Details
-
Improvement
-
Status: Open
-
Major
-
Resolution: Unresolved
-
3.3.1, 3.3.2
-
None
Description
Hi, Team:
Nice to meet you!
In our business, we found two types of issue which need to improve:
(1) Take much time to send the first message
Sometimes, we found the users' functional interaction take a lot of time. At last, we figure out the root cause is that after we complete deploy or restart the servers. The first message's delivery on each application server by kafka client will take much time.
So, we try to find one solution to improve it.
After analyzing the source code about the first time's sending logic. The time cost is caused by the getting metadata before the sending. The latter's sending won't take the much time due to the cached metadata. The logic is right and necessary. Thus, we still want to improve the experience for the first message's send/user first interaction.
(2) can't reduce the send message's block time to wanted value.
Sometimes our application's thread will block for max.block.ms to send message. When we try to reduce the max.block.ms to reduce the blocking time. It can't meet the getting metadata's time requirement sometimes. The root cause is the configured max.block.ms is shared with "get metadata" operation and "send message" operation. We can refer to follow tables:
where to block |
when it is blocked |
how long it will be blocked? |
org.apache.kafka.clients.producer.KafkaProducer#waitOnMetadata | the first request which need to load the metadata from kafka | <max.block.ms |
org.apache.kafka.clients.producer.internals.RecordAccumulator#append | at peak time for business, if the network can’t send message in short time. | <max.block.ms |
What's the solution for the above two issues:
I think about current logic and figure out followed possible solution:
(1) send one "warmup" message, thus we can't send any fake message.
(2) provide one extra configure time configure which dedicated for getting metadata. thus it may break the define for the max.block.ms a little. what's more, it only solves issue 2 instead of issue1.
(3) add one method to call waitOnMetadata with one timeout setting without using the max.block.ms (PR: KAFKA-14768: provide new method to warmup first record's sending and reduce the max.block.ms safely by jiafu1115 · Pull Request #13320 · apache/kafka (github.com))
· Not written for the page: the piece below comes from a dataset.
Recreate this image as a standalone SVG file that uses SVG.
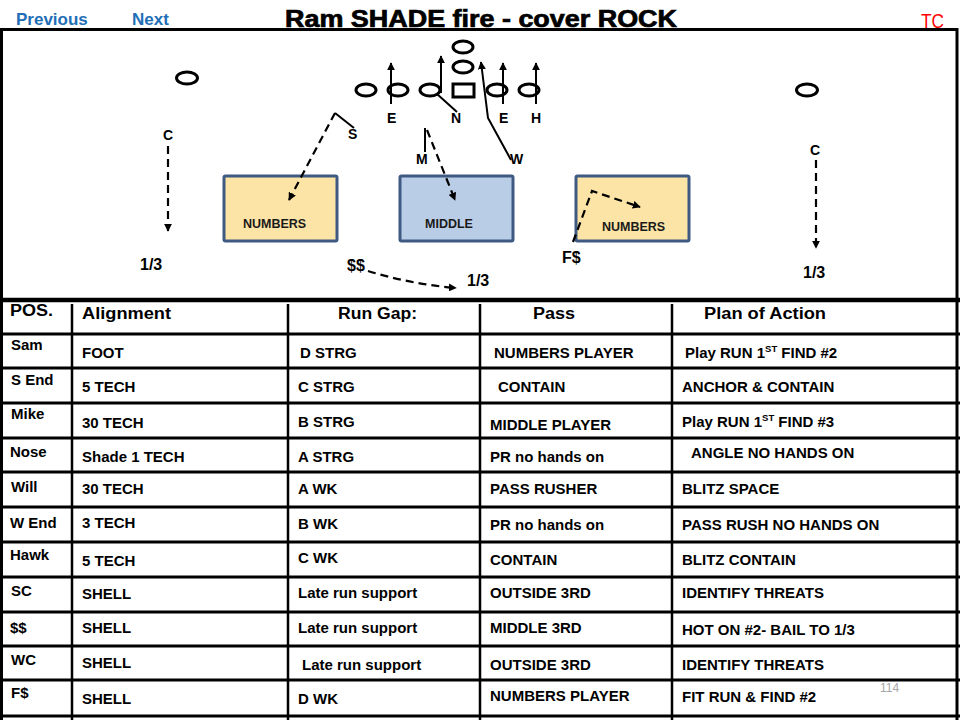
<svg xmlns="http://www.w3.org/2000/svg" width="960" height="720" viewBox="0 0 960 720">
<defs>
<style>
.ttl{font-family:"Liberation Sans",Arial,sans-serif;font-weight:bold;font-size:23px;fill:#000;stroke:#000;stroke-width:0.7}
.nav{font-family:"Liberation Sans",Arial,sans-serif;font-weight:bold;font-size:17px;fill:#1F6FB7}
.tc{font-family:"Liberation Sans",Arial,sans-serif;font-size:20px;fill:#FF0000}
.hdr{font-family:"Liberation Sans",Arial,sans-serif;font-weight:bold;font-size:16px;fill:#000}
.cell{font-family:"Liberation Sans",Arial,sans-serif;font-weight:bold;font-size:15px;fill:#000}
.sup{font-size:9.5px}
.lbl{font-family:"Liberation Sans",Arial,sans-serif;font-weight:bold;font-size:14px;fill:#000}
.big{font-family:"Liberation Sans",Arial,sans-serif;font-weight:bold;font-size:16px;fill:#000}
.zt{font-family:"Liberation Sans",Arial,sans-serif;font-weight:bold;font-size:12.5px;fill:#1a1a1a}
.pg{font-family:"Liberation Sans",Arial,sans-serif;font-size:12px;fill:#A6A6A6}
.pl{fill:none;stroke:#000;stroke-width:3}
.rt{fill:none;stroke:#000;stroke-width:2}
.dash{fill:none;stroke:#000;stroke-width:2.2;stroke-dasharray:8 5}
.grid{stroke:#000;stroke-width:3}
.zy{fill:#FCE4A6;stroke:#3E5A83;stroke-width:3}
.zb{fill:#B9CDE6;stroke:#3E5A83;stroke-width:3}
</style>
<marker id="ah" viewBox="0 0 10 10" refX="9" refY="5" markerWidth="8" markerHeight="8" markerUnits="userSpaceOnUse" orient="auto">
<path d="M0,0 L10,5 L0,10 z" fill="#000"/>
</marker>
</defs>
<rect x="0" y="0" width="960" height="720" fill="#fff"/>

<g id="header">
<text class="nav" x="16" y="25">Previous</text>
<text class="nav" x="132" y="25">Next</text>
<text class="ttl" x="285" y="27" textLength="392" lengthAdjust="spacingAndGlyphs">Ram SHADE fire - cover ROCK</text>
<text class="tc" x="921" y="28" textLength="23" lengthAdjust="spacingAndGlyphs">TC</text>
</g>

<g id="frame">
<line class="grid" x1="0" y1="29.5" x2="958" y2="29.5"/>
<line class="grid" x1="1.5" y1="28" x2="1.5" y2="720"/>
<line class="grid" x1="957" y1="28" x2="957" y2="720"/>
</g>

<g id="zones">
<g id="zone-numbers-left"><rect class="zy" x="224" y="176" width="113" height="65" rx="1.5"/><text class="zt" x="243" y="228">NUMBERS</text></g>
<g id="zone-middle"><rect class="zb" x="400" y="176" width="113" height="65" rx="1.5"/><text class="zt" x="425" y="228">MIDDLE</text></g>
<g id="zone-numbers-right"><rect class="zy" x="576" y="176" width="113" height="65" rx="1.5"/><text class="zt" x="602" y="231">NUMBERS</text></g>
</g>

<g id="players">
<g id="p-qb1"><ellipse class="pl" cx="463" cy="47" rx="10" ry="6"/></g>
<g id="p-qb2"><ellipse class="pl" cx="463" cy="67" rx="10" ry="6"/></g>
<g id="p-o1"><ellipse class="pl" cx="366" cy="90" rx="10" ry="6"/></g>
<g id="p-o2"><ellipse class="pl" cx="398" cy="90" rx="10" ry="6"/></g>
<g id="p-o3"><ellipse class="pl" cx="430" cy="90" rx="10" ry="6"/></g>
<g id="p-center"><rect class="pl" x="453" y="84" width="21" height="13"/></g>
<g id="p-o5"><ellipse class="pl" cx="497" cy="90" rx="10" ry="6"/></g>
<g id="p-o6"><ellipse class="pl" cx="529" cy="90" rx="10" ry="6"/></g>
<g id="p-wr-left"><ellipse class="pl" cx="187" cy="78" rx="10.5" ry="6"/></g>
<g id="p-wr-right"><ellipse class="pl" cx="807" cy="90" rx="10.5" ry="6"/></g>
</g>

<g id="connectors">
<line class="rt" x1="391" y1="104" x2="391" y2="63" marker-end="url(#ah)"/>
<line class="rt" x1="441" y1="93" x2="441" y2="56" marker-end="url(#ah)"/>
<line class="rt" x1="437" y1="94" x2="457" y2="112"/>
<line class="rt" x1="503" y1="104" x2="503" y2="63" marker-end="url(#ah)"/>
<line class="rt" x1="536" y1="104" x2="536" y2="63" marker-end="url(#ah)"/>
<polyline class="rt" points="511,160 488,118 481,62" marker-end="url(#ah)"/>
<line class="rt" x1="354" y1="128" x2="335" y2="113"/>
<line class="dash" x1="335" y1="113" x2="289" y2="200" marker-end="url(#ah)"/>
<line class="rt" x1="425" y1="152" x2="425" y2="128"/>
<line class="dash" x1="427" y1="130" x2="455" y2="200" marker-end="url(#ah)"/>
<line class="dash" x1="168" y1="146" x2="168" y2="231" marker-end="url(#ah)"/>
<line class="dash" x1="816" y1="160" x2="816" y2="248" marker-end="url(#ah)"/>
<path class="dash" d="M368,271 Q410,284 456,288" marker-end="url(#ah)"/>
<polyline class="dash" points="573,242 592,191 640,207" marker-end="url(#ah)"/>
</g>

<g id="labels">
<text class="lbl" x="387" y="123">E</text>
<text class="lbl" x="451" y="123">N</text>
<text class="lbl" x="499" y="123">E</text>
<text class="lbl" x="531" y="123">H</text>
<text class="lbl" x="163" y="140">C</text>
<text class="lbl" x="810" y="155">C</text>
<text class="lbl" x="348" y="139">S</text>
<text class="lbl" x="416" y="164">M</text>
<text class="lbl" x="510" y="164">W</text>
<text class="big" x="140" y="270">1/3</text>
<text class="big" x="347" y="271">$$</text>
<text class="big" x="467" y="286">1/3</text>
<text class="big" x="562" y="263">F$</text>
<text class="big" x="803" y="278">1/3</text>
</g>

<g id="table-grid">
<line stroke="#000" stroke-width="4.5" x1="0" y1="300" x2="960" y2="300"/>
<line class="grid" x1="0" y1="334" x2="960" y2="334"/>
<line class="grid" x1="0" y1="368" x2="960" y2="368"/>
<line class="grid" x1="0" y1="403" x2="960" y2="403"/>
<line class="grid" x1="0" y1="438" x2="960" y2="438"/>
<line class="grid" x1="0" y1="472" x2="960" y2="472"/>
<line class="grid" x1="0" y1="507" x2="960" y2="507"/>
<line class="grid" x1="0" y1="542" x2="960" y2="542"/>
<line class="grid" x1="0" y1="577" x2="960" y2="577"/>
<line class="grid" x1="0" y1="612" x2="960" y2="612"/>
<line class="grid" x1="0" y1="646" x2="960" y2="646"/>
<line class="grid" x1="0" y1="680" x2="960" y2="680"/>
<line class="grid" x1="0" y1="716" x2="960" y2="716"/>
<line stroke="#000" stroke-width="2.5" x1="72" y1="304" x2="72" y2="720"/>
<line stroke="#000" stroke-width="2.5" x1="288" y1="304" x2="288" y2="720"/>
<line stroke="#000" stroke-width="2.5" x1="480" y1="304" x2="480" y2="720"/>
<line stroke="#000" stroke-width="2.5" x1="672" y1="304" x2="672" y2="720"/>
</g>

<g id="table-header">
<text class="hdr" x="10" y="316" textLength="43" lengthAdjust="spacingAndGlyphs">POS.</text>
<text class="hdr" x="82" y="319" textLength="89" lengthAdjust="spacingAndGlyphs">Alignment</text>
<text class="hdr" x="338" y="319" textLength="79" lengthAdjust="spacingAndGlyphs">Run Gap:</text>
<text class="hdr" x="533" y="319" textLength="42" lengthAdjust="spacingAndGlyphs">Pass</text>
<text class="hdr" x="704" y="319" textLength="122" lengthAdjust="spacingAndGlyphs">Plan of Action</text>
</g>

<g id="table-rows">
<g id="row-sam">
<text class="cell" x="11" y="350">Sam</text>
<text class="cell" x="82" y="358">FOOT</text>
<text class="cell" x="300" y="358">D STRG</text>
<text class="cell" x="494" y="358">NUMBERS PLAYER</text>
<text class="cell" x="685" y="358">Play RUN 1<tspan class="sup" dy="-6">ST</tspan><tspan dy="6"> FIND #2</tspan></text>
</g>
<g id="row-send">
<text class="cell" x="11" y="385">S End</text>
<text class="cell" x="82" y="392">5 TECH</text>
<text class="cell" x="298" y="392">C STRG</text>
<text class="cell" x="498" y="392">CONTAIN</text>
<text class="cell" x="682" y="392">ANCHOR &amp; CONTAIN</text>
</g>
<g id="row-mike">
<text class="cell" x="11" y="419">Mike</text>
<text class="cell" x="82" y="428">30 TECH</text>
<text class="cell" x="298" y="427">B STRG</text>
<text class="cell" x="490" y="430">MIDDLE PLAYER</text>
<text class="cell" x="682" y="427">Play RUN 1<tspan class="sup" dy="-6">ST</tspan><tspan dy="6"> FIND #3</tspan></text>
</g>
<g id="row-nose">
<text class="cell" x="10" y="457">Nose</text>
<text class="cell" x="82" y="462">Shade 1 TECH</text>
<text class="cell" x="298" y="462">A STRG</text>
<text class="cell" x="490" y="462">PR no hands on</text>
<text class="cell" x="691" y="458">ANGLE NO HANDS ON</text>
</g>
<g id="row-will">
<text class="cell" x="11" y="492">Will</text>
<text class="cell" x="82" y="494">30 TECH</text>
<text class="cell" x="298" y="494">A WK</text>
<text class="cell" x="490" y="494">PASS RUSHER</text>
<text class="cell" x="682" y="494">BLITZ SPACE</text>
</g>
<g id="row-wend">
<text class="cell" x="10" y="528">W End</text>
<text class="cell" x="82" y="528">3 TECH</text>
<text class="cell" x="298" y="529">B WK</text>
<text class="cell" x="490" y="530">PR no hands on</text>
<text class="cell" x="682" y="530">PASS RUSH NO HANDS ON</text>
</g>
<g id="row-hawk">
<text class="cell" x="10" y="560">Hawk</text>
<text class="cell" x="82" y="566">5 TECH</text>
<text class="cell" x="298" y="563">C WK</text>
<text class="cell" x="490" y="565">CONTAIN</text>
<text class="cell" x="682" y="565">BLITZ CONTAIN</text>
</g>
<g id="row-sc">
<text class="cell" x="11" y="596">SC</text>
<text class="cell" x="82" y="599">SHELL</text>
<text class="cell" x="298" y="598">Late run support</text>
<text class="cell" x="490" y="598">OUTSIDE 3RD</text>
<text class="cell" x="682" y="598">IDENTIFY THREATS</text>
</g>
<g id="row-ss">
<text class="cell" x="10" y="633">$$</text>
<text class="cell" x="82" y="633">SHELL</text>
<text class="cell" x="298" y="633">Late run support</text>
<text class="cell" x="490" y="633">MIDDLE 3RD</text>
<text class="cell" x="682" y="635">HOT ON #2- BAIL TO 1/3</text>
</g>
<g id="row-wc">
<text class="cell" x="11" y="665">WC</text>
<text class="cell" x="82" y="668">SHELL</text>
<text class="cell" x="302" y="670">Late run support</text>
<text class="cell" x="490" y="670">OUTSIDE 3RD</text>
<text class="cell" x="682" y="670">IDENTIFY THREATS</text>
</g>
<g id="row-fs">
<text class="cell" x="11" y="698">F$</text>
<text class="cell" x="82" y="704">SHELL</text>
<text class="cell" x="298" y="704">D WK</text>
<text class="cell" x="490" y="701">NUMBERS PLAYER</text>
<text class="cell" x="682" y="702">FIT RUN &amp; FIND #2</text>
</g>
</g>
<text class="pg" x="880" y="692">114</text>
</svg>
note: org.apache.kafka.clients.producer.KafkaProducer#waitOnMetadata
ClusterAndWaitTime waitOnMetadata(String topic, Integer partition, long nowMs, long maxWaitMs)
__
after the change, we can call it before the service is marked as ready. After the ready. it won't block to get metadata due to cache. And then we can be safe to reduce the max.block.ms to a lower value to reduce thread's blocking time.
After adopting the solution 3. we solve the above issues. For example, we reduce the first message's send about 4s seconds. The log can refer to followed:
warmup test_topic at phase phase 2: get metadata from mq start
warmup test_topic at phase phase 2: get metadata from mq end consume 4669ms
And after the change, we reduce the max.block.ms from 10s to 2s without worry can't get metadata.
So what's your thought for these two issues and the solution I proposed. I hope to get your feedback and thought for the issues.